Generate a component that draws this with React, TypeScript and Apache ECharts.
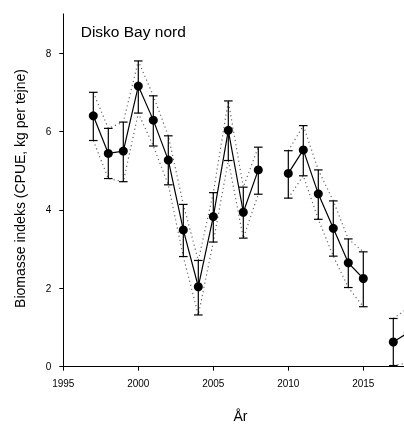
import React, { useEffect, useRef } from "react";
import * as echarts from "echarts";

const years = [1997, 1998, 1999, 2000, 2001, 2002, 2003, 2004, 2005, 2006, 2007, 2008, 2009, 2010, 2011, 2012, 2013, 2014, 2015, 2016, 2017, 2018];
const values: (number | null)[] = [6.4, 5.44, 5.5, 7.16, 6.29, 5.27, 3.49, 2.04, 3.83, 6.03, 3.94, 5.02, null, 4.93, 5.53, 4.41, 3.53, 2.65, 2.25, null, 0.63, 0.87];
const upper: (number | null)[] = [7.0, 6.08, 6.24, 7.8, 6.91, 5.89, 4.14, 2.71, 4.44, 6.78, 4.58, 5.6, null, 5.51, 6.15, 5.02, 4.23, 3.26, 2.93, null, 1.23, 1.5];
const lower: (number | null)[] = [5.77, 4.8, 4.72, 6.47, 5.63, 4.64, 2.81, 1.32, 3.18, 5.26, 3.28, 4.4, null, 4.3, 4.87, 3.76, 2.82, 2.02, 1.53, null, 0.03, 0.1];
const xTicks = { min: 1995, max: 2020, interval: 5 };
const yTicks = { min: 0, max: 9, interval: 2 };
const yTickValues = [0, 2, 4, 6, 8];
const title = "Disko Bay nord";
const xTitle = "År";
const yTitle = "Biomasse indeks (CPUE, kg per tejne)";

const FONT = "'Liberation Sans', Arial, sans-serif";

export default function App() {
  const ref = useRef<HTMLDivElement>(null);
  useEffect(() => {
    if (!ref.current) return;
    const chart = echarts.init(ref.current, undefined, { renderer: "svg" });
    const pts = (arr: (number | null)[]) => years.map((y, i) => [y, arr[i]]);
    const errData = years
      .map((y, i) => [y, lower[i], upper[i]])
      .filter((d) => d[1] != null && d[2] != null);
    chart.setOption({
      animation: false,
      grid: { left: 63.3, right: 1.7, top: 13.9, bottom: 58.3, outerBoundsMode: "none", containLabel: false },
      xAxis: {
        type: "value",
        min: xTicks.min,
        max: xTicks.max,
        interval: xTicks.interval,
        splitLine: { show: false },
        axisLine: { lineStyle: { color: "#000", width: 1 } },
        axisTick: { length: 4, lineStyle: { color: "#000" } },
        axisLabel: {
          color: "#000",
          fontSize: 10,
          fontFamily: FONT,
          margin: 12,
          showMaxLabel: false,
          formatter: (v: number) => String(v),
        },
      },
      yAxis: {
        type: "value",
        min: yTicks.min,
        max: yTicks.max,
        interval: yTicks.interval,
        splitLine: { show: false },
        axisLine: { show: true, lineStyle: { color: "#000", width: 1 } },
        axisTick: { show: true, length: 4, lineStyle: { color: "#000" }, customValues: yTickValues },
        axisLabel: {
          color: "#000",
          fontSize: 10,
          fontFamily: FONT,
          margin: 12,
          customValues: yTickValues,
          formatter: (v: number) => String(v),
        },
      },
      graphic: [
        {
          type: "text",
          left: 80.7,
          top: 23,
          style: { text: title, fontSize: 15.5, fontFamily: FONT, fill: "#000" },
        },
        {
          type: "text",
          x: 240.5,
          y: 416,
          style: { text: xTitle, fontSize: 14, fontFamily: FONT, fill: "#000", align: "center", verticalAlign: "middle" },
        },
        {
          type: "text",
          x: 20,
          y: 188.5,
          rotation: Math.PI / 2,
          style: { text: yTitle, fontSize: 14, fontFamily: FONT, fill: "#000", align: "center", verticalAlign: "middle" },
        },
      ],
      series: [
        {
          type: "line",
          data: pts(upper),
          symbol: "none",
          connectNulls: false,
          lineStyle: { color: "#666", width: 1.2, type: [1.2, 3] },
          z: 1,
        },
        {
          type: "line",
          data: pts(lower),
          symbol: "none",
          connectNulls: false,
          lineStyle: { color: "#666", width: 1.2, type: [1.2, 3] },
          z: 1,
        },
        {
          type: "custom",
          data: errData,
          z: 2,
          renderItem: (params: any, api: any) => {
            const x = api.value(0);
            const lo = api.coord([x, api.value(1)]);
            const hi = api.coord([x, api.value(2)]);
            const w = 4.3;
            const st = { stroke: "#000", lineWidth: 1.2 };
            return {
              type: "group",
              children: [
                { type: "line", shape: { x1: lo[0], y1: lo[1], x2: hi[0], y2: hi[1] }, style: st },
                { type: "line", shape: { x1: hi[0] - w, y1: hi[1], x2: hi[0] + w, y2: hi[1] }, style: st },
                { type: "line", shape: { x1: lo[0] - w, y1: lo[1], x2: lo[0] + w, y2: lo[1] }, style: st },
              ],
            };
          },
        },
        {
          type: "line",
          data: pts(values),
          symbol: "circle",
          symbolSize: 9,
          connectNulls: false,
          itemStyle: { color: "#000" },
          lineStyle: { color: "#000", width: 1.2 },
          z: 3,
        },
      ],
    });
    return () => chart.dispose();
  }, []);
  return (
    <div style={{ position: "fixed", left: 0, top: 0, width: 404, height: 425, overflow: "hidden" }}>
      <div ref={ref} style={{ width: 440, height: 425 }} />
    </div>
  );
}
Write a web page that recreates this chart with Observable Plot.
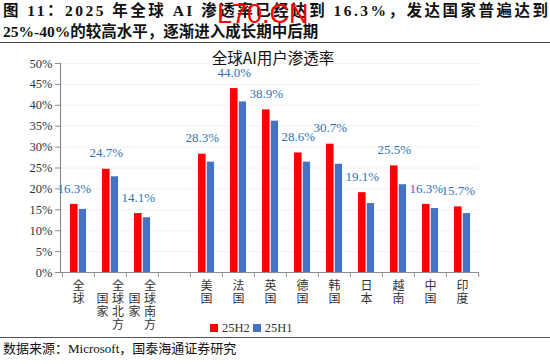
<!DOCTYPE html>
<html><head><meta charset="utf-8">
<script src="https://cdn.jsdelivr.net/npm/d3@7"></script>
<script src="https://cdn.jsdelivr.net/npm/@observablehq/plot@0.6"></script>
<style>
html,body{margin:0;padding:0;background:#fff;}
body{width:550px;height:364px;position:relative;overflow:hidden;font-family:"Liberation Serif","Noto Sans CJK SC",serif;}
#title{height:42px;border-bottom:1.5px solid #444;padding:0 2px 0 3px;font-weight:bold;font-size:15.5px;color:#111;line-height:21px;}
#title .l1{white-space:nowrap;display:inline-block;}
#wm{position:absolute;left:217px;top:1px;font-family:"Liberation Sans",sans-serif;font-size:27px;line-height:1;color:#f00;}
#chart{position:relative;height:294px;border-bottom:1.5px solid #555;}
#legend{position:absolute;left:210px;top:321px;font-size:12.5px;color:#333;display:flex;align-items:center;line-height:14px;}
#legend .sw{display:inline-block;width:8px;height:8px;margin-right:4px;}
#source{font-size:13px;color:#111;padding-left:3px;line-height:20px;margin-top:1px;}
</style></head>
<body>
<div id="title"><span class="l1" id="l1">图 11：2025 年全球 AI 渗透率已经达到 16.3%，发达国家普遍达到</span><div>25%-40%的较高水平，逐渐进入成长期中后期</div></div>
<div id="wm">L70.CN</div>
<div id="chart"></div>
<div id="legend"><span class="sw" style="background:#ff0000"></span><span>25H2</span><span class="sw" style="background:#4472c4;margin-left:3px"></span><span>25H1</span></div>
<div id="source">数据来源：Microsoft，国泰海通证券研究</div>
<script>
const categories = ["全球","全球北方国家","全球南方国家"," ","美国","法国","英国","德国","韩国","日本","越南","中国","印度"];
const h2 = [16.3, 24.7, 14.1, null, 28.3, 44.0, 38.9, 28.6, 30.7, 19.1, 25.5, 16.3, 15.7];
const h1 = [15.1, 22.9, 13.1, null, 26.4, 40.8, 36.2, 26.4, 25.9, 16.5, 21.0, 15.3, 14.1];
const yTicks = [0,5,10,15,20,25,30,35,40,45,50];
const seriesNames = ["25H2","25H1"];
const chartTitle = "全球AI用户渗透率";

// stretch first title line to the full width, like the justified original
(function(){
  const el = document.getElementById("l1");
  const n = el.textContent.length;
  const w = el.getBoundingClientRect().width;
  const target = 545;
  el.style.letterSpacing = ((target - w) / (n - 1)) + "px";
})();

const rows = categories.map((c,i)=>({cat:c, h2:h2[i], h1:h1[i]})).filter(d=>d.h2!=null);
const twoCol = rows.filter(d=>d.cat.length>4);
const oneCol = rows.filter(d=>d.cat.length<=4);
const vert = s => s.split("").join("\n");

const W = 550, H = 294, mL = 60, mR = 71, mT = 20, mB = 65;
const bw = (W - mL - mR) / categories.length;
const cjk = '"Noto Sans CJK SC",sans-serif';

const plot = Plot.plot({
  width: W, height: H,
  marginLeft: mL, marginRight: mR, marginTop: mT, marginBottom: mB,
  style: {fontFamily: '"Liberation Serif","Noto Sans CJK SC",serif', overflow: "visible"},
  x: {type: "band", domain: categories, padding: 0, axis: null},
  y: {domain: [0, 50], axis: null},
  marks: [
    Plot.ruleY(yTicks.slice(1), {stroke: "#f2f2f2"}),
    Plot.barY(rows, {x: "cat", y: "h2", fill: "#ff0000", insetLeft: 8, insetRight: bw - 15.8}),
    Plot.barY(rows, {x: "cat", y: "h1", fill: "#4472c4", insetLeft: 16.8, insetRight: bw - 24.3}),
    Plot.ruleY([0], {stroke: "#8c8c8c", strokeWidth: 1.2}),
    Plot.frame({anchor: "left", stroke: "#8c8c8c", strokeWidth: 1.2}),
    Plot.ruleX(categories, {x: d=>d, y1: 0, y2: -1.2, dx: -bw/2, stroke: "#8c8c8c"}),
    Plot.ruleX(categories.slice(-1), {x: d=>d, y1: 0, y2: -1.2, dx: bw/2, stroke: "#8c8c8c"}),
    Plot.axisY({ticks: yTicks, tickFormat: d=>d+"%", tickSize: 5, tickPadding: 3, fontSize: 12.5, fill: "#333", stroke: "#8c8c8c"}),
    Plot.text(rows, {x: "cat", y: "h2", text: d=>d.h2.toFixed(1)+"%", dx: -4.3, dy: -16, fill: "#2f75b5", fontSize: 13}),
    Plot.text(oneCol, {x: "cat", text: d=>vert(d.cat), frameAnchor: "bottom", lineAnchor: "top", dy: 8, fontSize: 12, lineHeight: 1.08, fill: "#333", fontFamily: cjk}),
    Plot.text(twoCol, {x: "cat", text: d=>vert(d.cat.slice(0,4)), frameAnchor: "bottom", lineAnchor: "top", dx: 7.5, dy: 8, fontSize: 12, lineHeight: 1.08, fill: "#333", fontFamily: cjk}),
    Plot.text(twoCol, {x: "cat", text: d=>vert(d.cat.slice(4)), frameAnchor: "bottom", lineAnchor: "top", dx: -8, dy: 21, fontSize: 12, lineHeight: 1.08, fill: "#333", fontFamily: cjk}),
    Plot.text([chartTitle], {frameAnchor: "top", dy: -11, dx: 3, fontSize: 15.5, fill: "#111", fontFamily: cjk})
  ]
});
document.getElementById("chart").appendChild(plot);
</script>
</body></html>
══════
GOAL:
Begin at the first line of the records and please reproduce every line exactly through the one containing "import * as", leaving all pictures out.

THE COMPLETED TASK:
Generate a component that draws this with React, TypeScript and Apache ECharts.
import React, { useEffect, useRef } from "react";
import * as echarts from "echarts";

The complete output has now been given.